Per ragioni diverse ognuno si lega a certi racconti. Ci si vuole vedere dentro, protagonisti della storia di un altro perché la propria non sembra così interessante, a volte si tratta di semplici questioni territoriali, di paesaggi che si sfiorano anche solo di sfuggita. È il bello e il terribile del racconto, pensare di stringere qualcosa che non c’è fra le mani, ma sentirlo così tanto da poterlo quasi vedere. Quando Max Collini e Jukka Reverberi hanno cominciato a girare il paese con Spartiti, Austerità non c’era ancora. Folle idea, quella di portare nelle città delle narrazioni spesso lontane nel tempo e nei luoghi. Ma la gente doveva avere ancora abbastanza fame per convincerli ad arrivare dove siamo ora. Chi aspettava un disco che raccogliesse Offlaga Disco Pax e Giardini di Mirò si dovrà ricredere. Il passato rimane, e ricorre, ma la creatura è ben educata a qualcosa di nuovo, la penna è la stessa, come lo sono gli strumenti e le macchine, la mano in parte no. Questo tempo non è fatto per il presente, non ancora almeno e tutto proviene da una scatola rimasta chiusa, lasciata da parte, che raccoglie vecchie foto e vite che sono già sfiorite. È tanto, il dolore che riesci a percepire, che si camuffi nella pistola ad acqua di Austerità o al bagliore che si è perso nelle onde dell’estremo oriente. Soffrire insieme è uno dei pochi modi che ci rimane per rivendicare la nostra appartenenza in un clima di privazioni per cui il limite di sopportazione viene sempre spostato un po’ più in là.

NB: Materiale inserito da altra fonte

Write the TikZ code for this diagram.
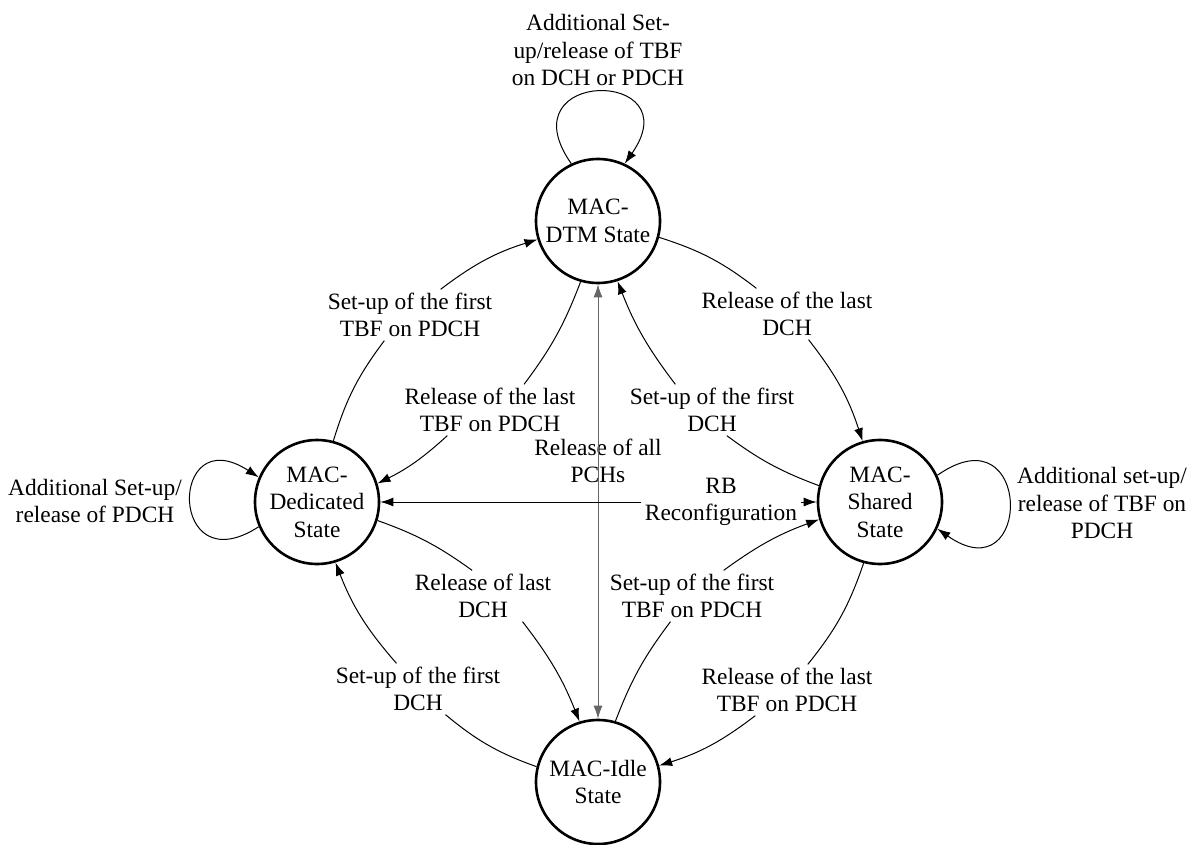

Vivere è un po’ resistere, ai colpi e alle intemperie, e l’unica arma di difesa è indirizzare quelle forze oscure in un modo che non sia perduto, non solo per confortare. Per questo, non sempre, si finisce a raccontare o a suonare un certo tipo di musica, le corde sono quelle, ed è una questione politica, di quelle che fanno paura anche ai più potenti quando si ricordano di essere uomini. Non si tratta di una sterile dichiarazione di sofferenza, che più che aiutare esclude, perché l’ironia non è un arma da tutti e Max Collini lo sa. È una delle nostre peculiarità, accettare che quella pillola amara in fondo con lo zucchero non sia poi così male, liquidare un errore di valutazione con un riferimento giovanile o grottesco. Una di quelle situazione a metà fra la finzione e le leggende locali, fuori e dentro i propri ricordi, fino a ricostruire quelle piccole storie da cui quasi nessuno può sentirsi escluso, che voglia vedere o meno. Riparo non ce n’è. Nemmeno la musica riesce a conservare un assetto di speranza e, anzi, quando si appropria della scena ti lascia appena il tempo per rifiatare, perché poi sei già caduto. Austerità diventa così un unico grande quadro e in quella tela, bene o male, si rimane intrappolati.
Questione di austerità, e delle responsabilità che ne derivano. Dalle scelte del passato che ci hanno reso quello che siamo. Il tempo si blocca e non possiamo che farlo anche noi. Questo è narrare, questo è sentire quei racconti che ormai non abbiamo più possibilità di seguire. Anche questa è la ribellione di Vera e di Filippo, quando le decisioni le prendono gli altri, e le illusioni crollano quasi per caso, per errori di valutazione o davanti alla perdita di qualche mito. Se è vero che gli eroi sono scomparsi uno dopo l’altro, seguendo il naturale sfiorire delle esistenze, forse è perché non ci sono mai appartenuti.